WORK REQUIRED —
Exclude the pictures and return every line exactly as written.

AVAILABLE DATA —
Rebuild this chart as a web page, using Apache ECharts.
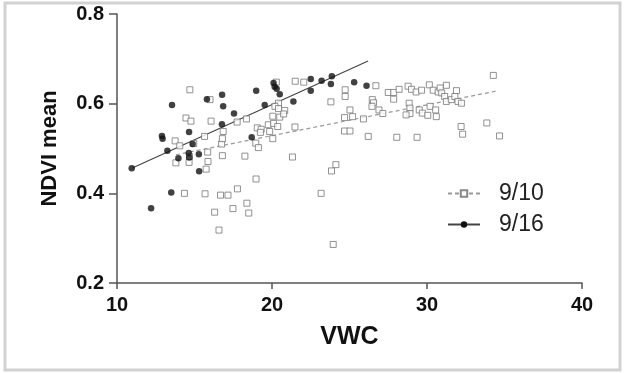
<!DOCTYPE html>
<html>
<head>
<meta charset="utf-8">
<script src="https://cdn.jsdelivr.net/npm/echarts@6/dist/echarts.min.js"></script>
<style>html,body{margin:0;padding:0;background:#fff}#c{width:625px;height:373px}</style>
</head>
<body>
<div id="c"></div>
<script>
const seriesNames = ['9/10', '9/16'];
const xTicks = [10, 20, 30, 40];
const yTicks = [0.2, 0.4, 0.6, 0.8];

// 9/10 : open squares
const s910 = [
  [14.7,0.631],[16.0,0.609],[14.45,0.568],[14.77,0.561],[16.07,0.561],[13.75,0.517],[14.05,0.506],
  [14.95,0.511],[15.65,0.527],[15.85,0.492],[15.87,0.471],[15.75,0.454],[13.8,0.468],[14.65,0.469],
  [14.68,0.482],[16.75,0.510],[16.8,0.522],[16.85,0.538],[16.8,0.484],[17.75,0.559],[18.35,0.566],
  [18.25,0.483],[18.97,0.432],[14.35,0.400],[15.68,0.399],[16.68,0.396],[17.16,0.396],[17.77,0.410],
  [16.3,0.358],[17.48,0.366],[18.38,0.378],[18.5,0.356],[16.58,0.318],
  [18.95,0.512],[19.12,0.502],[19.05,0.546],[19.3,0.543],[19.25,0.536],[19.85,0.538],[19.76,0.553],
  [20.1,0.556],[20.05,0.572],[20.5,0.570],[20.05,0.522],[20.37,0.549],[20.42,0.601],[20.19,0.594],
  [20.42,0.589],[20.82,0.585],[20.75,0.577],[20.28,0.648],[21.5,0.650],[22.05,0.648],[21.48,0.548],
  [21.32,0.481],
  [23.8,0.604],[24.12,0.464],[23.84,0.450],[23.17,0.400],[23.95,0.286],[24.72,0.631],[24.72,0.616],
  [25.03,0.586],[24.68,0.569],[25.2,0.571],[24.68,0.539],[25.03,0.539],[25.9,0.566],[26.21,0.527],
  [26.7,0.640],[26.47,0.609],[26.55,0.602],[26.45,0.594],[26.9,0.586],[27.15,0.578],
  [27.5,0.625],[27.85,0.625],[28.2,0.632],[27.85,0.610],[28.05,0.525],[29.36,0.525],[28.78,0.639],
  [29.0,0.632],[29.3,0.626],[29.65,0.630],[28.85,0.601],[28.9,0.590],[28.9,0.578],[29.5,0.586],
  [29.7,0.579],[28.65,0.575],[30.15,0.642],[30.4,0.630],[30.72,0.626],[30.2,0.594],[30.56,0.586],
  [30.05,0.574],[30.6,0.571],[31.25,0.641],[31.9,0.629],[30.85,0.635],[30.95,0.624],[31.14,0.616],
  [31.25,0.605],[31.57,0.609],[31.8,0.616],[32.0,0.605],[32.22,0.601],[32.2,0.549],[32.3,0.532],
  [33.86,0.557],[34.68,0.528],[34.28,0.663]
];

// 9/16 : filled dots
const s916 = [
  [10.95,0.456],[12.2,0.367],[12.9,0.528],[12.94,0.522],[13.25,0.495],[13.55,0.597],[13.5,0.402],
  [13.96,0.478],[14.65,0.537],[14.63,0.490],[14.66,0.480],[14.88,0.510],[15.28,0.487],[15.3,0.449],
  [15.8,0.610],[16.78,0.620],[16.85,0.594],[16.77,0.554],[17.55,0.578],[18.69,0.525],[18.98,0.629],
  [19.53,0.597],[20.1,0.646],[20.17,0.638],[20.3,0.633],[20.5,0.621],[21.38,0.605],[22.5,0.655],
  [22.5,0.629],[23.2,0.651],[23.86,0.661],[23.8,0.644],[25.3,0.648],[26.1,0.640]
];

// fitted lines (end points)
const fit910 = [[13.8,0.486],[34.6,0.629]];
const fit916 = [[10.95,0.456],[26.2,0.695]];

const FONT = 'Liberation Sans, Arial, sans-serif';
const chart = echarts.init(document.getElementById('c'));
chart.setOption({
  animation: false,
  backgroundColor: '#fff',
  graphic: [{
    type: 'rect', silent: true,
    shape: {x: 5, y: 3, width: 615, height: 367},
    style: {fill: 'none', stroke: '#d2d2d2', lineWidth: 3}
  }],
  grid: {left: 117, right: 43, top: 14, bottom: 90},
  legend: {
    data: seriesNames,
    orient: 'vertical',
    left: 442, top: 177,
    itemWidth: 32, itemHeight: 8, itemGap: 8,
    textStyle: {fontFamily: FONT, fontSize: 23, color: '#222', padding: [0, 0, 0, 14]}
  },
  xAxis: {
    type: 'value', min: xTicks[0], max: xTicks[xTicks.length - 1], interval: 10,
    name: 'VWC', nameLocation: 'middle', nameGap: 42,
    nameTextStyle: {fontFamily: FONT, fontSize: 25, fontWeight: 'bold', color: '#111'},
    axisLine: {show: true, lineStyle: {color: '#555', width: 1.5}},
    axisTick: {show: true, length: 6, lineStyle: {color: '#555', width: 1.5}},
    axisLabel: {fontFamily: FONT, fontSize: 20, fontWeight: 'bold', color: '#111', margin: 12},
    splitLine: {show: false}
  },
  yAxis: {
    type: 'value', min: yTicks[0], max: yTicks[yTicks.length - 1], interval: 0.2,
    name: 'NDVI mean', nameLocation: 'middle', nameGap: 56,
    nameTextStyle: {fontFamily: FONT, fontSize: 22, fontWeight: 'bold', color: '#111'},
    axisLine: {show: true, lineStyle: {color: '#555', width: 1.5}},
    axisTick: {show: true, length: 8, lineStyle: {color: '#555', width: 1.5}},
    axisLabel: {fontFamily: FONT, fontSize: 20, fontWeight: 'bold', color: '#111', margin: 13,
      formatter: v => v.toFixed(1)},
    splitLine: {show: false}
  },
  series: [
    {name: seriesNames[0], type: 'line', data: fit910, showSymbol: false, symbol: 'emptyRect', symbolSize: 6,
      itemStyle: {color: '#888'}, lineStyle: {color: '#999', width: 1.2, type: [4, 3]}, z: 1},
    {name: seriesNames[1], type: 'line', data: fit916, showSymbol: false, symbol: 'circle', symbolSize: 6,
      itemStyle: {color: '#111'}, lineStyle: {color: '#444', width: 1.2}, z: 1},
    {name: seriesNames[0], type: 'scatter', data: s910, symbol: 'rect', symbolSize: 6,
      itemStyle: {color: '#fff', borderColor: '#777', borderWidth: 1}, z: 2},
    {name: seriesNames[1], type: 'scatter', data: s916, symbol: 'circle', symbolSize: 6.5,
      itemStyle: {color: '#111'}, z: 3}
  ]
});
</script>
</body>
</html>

FINAL RESULT —
Rebuild this chart as a web page, using Apache ECharts.
<!DOCTYPE html>
<html>
<head>
<meta charset="utf-8">
<script src="https://cdn.jsdelivr.net/npm/echarts@6/dist/echarts.min.js"></script>
<style>html,body{margin:0;padding:0;background:#fff}#c{width:625px;height:373px}</style>
</head>
<body>
<div id="c"></div>
<script>
const seriesNames = ['9/10', '9/16'];
const xTicks = [10, 20, 30, 40];
const yTicks = [0.2, 0.4, 0.6, 0.8];

// 9/10 : open squares
const s910 = [
  [14.7,0.631],[16.0,0.609],[14.45,0.568],[14.77,0.561],[16.07,0.561],[13.75,0.517],[14.05,0.506],
  [14.95,0.511],[15.65,0.527],[15.85,0.492],[15.87,0.471],[15.75,0.454],[13.8,0.468],[14.65,0.469],
  [14.68,0.482],[16.75,0.510],[16.8,0.522],[16.85,0.538],[16.8,0.484],[17.75,0.559],[18.35,0.566],
  [18.25,0.483],[18.97,0.432],[14.35,0.400],[15.68,0.399],[16.68,0.396],[17.16,0.396],[17.77,0.410],
  [16.3,0.358],[17.48,0.366],[18.38,0.378],[18.5,0.356],[16.58,0.318],
  [18.95,0.512],[19.12,0.502],[19.05,0.546],[19.3,0.543],[19.25,0.536],[19.85,0.538],[19.76,0.553],
  [20.1,0.556],[20.05,0.572],[20.5,0.570],[20.05,0.522],[20.37,0.549],[20.42,0.601],[20.19,0.594],
  [20.42,0.589],[20.82,0.585],[20.75,0.577],[20.28,0.648],[21.5,0.650],[22.05,0.648],[21.48,0.548],
  [21.32,0.481],
  [23.8,0.604],[24.12,0.464],[23.84,0.450],[23.17,0.400],[23.95,0.286],[24.72,0.631],[24.72,0.616],
  [25.03,0.586],[24.68,0.569],[25.2,0.571],[24.68,0.539],[25.03,0.539],[25.9,0.566],[26.21,0.527],
  [26.7,0.640],[26.47,0.609],[26.55,0.602],[26.45,0.594],[26.9,0.586],[27.15,0.578],
  [27.5,0.625],[27.85,0.625],[28.2,0.632],[27.85,0.610],[28.05,0.525],[29.36,0.525],[28.78,0.639],
  [29.0,0.632],[29.3,0.626],[29.65,0.630],[28.85,0.601],[28.9,0.590],[28.9,0.578],[29.5,0.586],
  [29.7,0.579],[28.65,0.575],[30.15,0.642],[30.4,0.630],[30.72,0.626],[30.2,0.594],[30.56,0.586],
  [30.05,0.574],[30.6,0.571],[31.25,0.641],[31.9,0.629],[30.85,0.635],[30.95,0.624],[31.14,0.616],
  [31.25,0.605],[31.57,0.609],[31.8,0.616],[32.0,0.605],[32.22,0.601],[32.2,0.549],[32.3,0.532],
  [33.86,0.557],[34.68,0.528],[34.28,0.663]
];

// 9/16 : filled dots
const s916 = [
  [10.95,0.456],[12.2,0.367],[12.9,0.528],[12.94,0.522],[13.25,0.495],[13.55,0.597],[13.5,0.402],
  [13.96,0.478],[14.65,0.537],[14.63,0.490],[14.66,0.480],[14.88,0.510],[15.28,0.487],[15.3,0.449],
  [15.8,0.610],[16.78,0.620],[16.85,0.594],[16.77,0.554],[17.55,0.578],[18.69,0.525],[18.98,0.629],
  [19.53,0.597],[20.1,0.646],[20.17,0.638],[20.3,0.633],[20.5,0.621],[21.38,0.605],[22.5,0.655],
  [22.5,0.629],[23.2,0.651],[23.86,0.661],[23.8,0.644],[25.3,0.648],[26.1,0.640]
];

// fitted lines (end points)
const fit910 = [[13.8,0.486],[34.6,0.629]];
const fit916 = [[10.95,0.456],[26.2,0.695]];

const FONT = 'Liberation Sans, Arial, sans-serif';
const chart = echarts.init(document.getElementById('c'));
chart.setOption({
  animation: false,
  backgroundColor: '#fff',
  graphic: [{
    type: 'rect', silent: true,
    shape: {x: 5, y: 3, width: 615, height: 367},
    style: {fill: 'none', stroke: '#d2d2d2', lineWidth: 3}
  }],
  grid: {left: 117, right: 43, top: 14, bottom: 90},
  legend: {
    data: seriesNames,
    orient: 'vertical',
    left: 442, top: 177,
    itemWidth: 32, itemHeight: 8, itemGap: 8,
    textStyle: {fontFamily: FONT, fontSize: 23, color: '#222', padding: [0, 0, 0, 14]}
  },
  xAxis: {
    type: 'value', min: xTicks[0], max: xTicks[xTicks.length - 1], interval: 10,
    name: 'VWC', nameLocation: 'middle', nameGap: 42,
    nameTextStyle: {fontFamily: FONT, fontSize: 25, fontWeight: 'bold', color: '#111'},
    axisLine: {show: true, lineStyle: {color: '#555', width: 1.5}},
    axisTick: {show: true, length: 6, lineStyle: {color: '#555', width: 1.5}},
    axisLabel: {fontFamily: FONT, fontSize: 20, fontWeight: 'bold', color: '#111', margin: 12},
    splitLine: {show: false}
  },
  yAxis: {
    type: 'value', min: yTicks[0], max: yTicks[yTicks.length - 1], interval: 0.2,
    name: 'NDVI mean', nameLocation: 'middle', nameGap: 56,
    nameTextStyle: {fontFamily: FONT, fontSize: 22, fontWeight: 'bold', color: '#111'},
    axisLine: {show: true, lineStyle: {color: '#555', width: 1.5}},
    axisTick: {show: true, length: 8, lineStyle: {color: '#555', width: 1.5}},
    axisLabel: {fontFamily: FONT, fontSize: 20, fontWeight: 'bold', color: '#111', margin: 13,
      formatter: v => v.toFixed(1)},
    splitLine: {show: false}
  },
  series: [
    {name: seriesNames[0], type: 'line', data: fit910, showSymbol: false, symbol: 'emptyRect', symbolSize: 6,
      itemStyle: {color: '#888'}, lineStyle: {color: '#999', width: 1.2, type: [4, 3]}, z: 1},
    {name: seriesNames[1], type: 'line', data: fit916, showSymbol: false, symbol: 'circle', symbolSize: 6,
      itemStyle: {color: '#111'}, lineStyle: {color: '#444', width: 1.2}, z: 1},
    {name: seriesNames[0], type: 'scatter', data: s910, symbol: 'rect', symbolSize: 6,
      itemStyle: {color: '#fff', borderColor: '#777', borderWidth: 1}, z: 2},
    {name: seriesNames[1], type: 'scatter', data: s916, symbol: 'circle', symbolSize: 6.5,
      itemStyle: {color: '#111'}, z: 3}
  ]
});
</script>
</body>
</html>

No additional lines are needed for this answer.